Monday, 24 April 2023

In Trafalgar Square in the summer of 1950

Now before someone accuses me of nostalgia I will just point out that my fascination for the past takes me in many different directions.

And yes I have been reflecting on the London of my youth over the last few days.

So here is Trafalgar Square in 1950 just a year or so after I was born and while I have no memory of the place when the picture was taken I don’t suppose it changed much during the next few years when I was regularly taken there.

It is one of those things that if you grew up in London sooner or later you would be taken to the sights by out of town relatives.

My uncle George took me every year to see the Christmas lights and I have photographs of me and my grandparents doing the tourist trail when I was very little.

All that said, I have never really liked Trafalgar Square.  
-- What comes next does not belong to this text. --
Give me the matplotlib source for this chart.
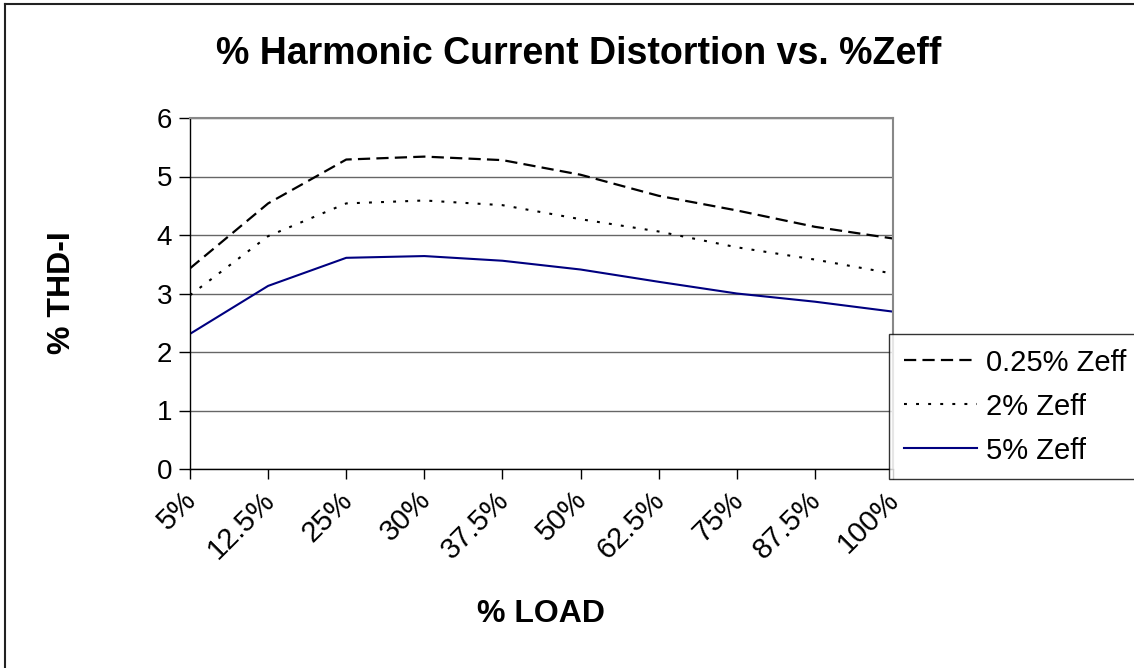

It always strikes me as a crowded restless space which had the added danger of receiving unfortunate presents from passing pigeons.

To my great disappointment the fountains were not always on and I never lost that sense that you were on an island surrounded by noisy and smelly cars buses and lorries.

But that is rather churlish for somewhere which many people enjoy, so instead I shall concentrate on the photo from the collection of Tuck and Son who marketed picture postcards.

In 1950 there were still horse drawn wagons and carts on our roads, enough for people not to even give them a second glance.

The fountains were full on that summer’s day and just like today the traffic was busy.